4.4 Scaling with Model Size

An interesting finding is that larger models tolerate pruning better:

  • LLaMA-7B: Shows noticeable degradation at 60%+ sparsity
  • LLaMA-70B: Maintains strong performance even at 60-70% sparsity

This suggests that as models grow, they become increasingly overparameterized and amenable to pruning.

Pruning Tolerance vs Model Size

5. Practical Implications and Implementation

5.1 Computational Efficiency

Wanda’s simplicity translates to dramatic speed advantages:

  • 100-300× faster than methods requiring weight reconstruction
  • Pruning LLaMA-7B takes minutes rather than hours or days
  • Memory overhead is minimal (just storing activation norms)

5.2 Implementation Details

Implementing Wanda requires very little code:

  1. Run a forward pass with a small batch through the model
  2. Compute L2 norms of each input dimension’s activations
  3. For each weight matrix, calculate importance scores
  4. Set the bottom 50% (or target sparsity) of weights to zero, row by row
Row-wise Pruning

5.3 Practical Usage Scenarios

Wanda enables several practical use cases:

  • Deployment on resource-constrained devices: Pruned models require less memory
  • Faster inference: Properly implemented sparse operations can reduce computation time
  • Reduced cloud computing costs: Less memory usage means cheaper deployment
  • Foundation for further compression: Wanda can be combined with quantization for even smaller models

6. Limitations and Future Directions

While Wanda represents a significant advancement, it has limitations:

6.1 Current Limitations

  • High sparsity degradation: At very high sparsities (70-80%+), performance still degrades substantially
  • Calibration data requirement: Though minimal, you need representative text samples
  • Implementation challenges: Efficiently leveraging sparsity requires specialized sparse matrix libraries

6.2 Promising Research Directions

Looking ahead, several promising directions emerge:

  1. Light post-pruning fine-tuning: Even brief fine-tuning after Wanda pruning might recover more performance
  2. Pruning + quantization pipelines: Combining both techniques could yield extremely efficient models
  3. Hardware-aware pruning patterns: Further adapting Wanda to specific hardware accelerators
  4. Automated calibration set selection: Developing methods to identify the most informative calibration samples
  5. Activation pruning: Extending the approach to prune entire feature dimensions
Flowchart Diagram

7. Conclusion: A Practical Path to Slimmer LLMs

Wanda represents a rare innovation: a method that’s both simpler and more effective than its predecessors. By recognizing the uneven activation patterns in LLMs and incorporating this insight into a straightforward pruning metric, it achieves what complex methods do—at a fraction of the computational cost.

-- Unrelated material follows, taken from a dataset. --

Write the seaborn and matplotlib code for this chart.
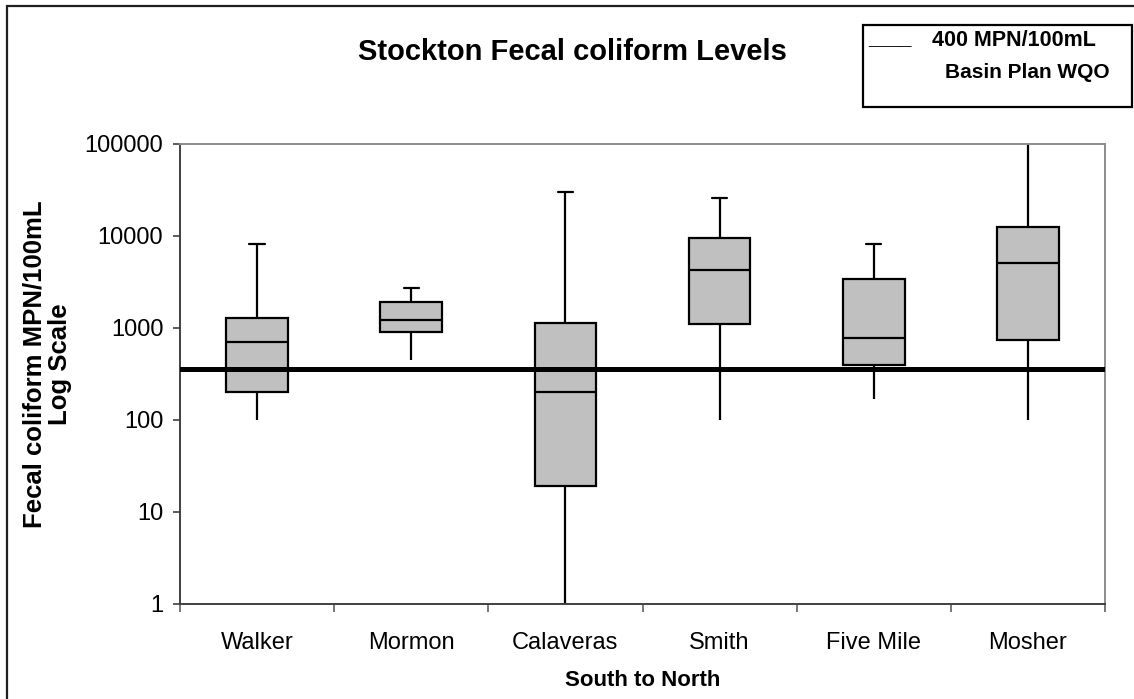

For practitioners and researchers, Wanda opens new possibilities for deploying LLMs in resource-constrained environments. A 50% reduction in model size with minimal performance impact could be the difference between a model that fits in memory and one that doesn’t, or between a responsive user experience and a laggy one.

As LLMs continue growing in size and importance, techniques like Wanda will be crucial in making these powerful models more accessible, efficient, and environmentally sustainable. The most elegant solutions are often the simplest, and Wanda proves this principle holds even in the complex world of billion-parameter language models.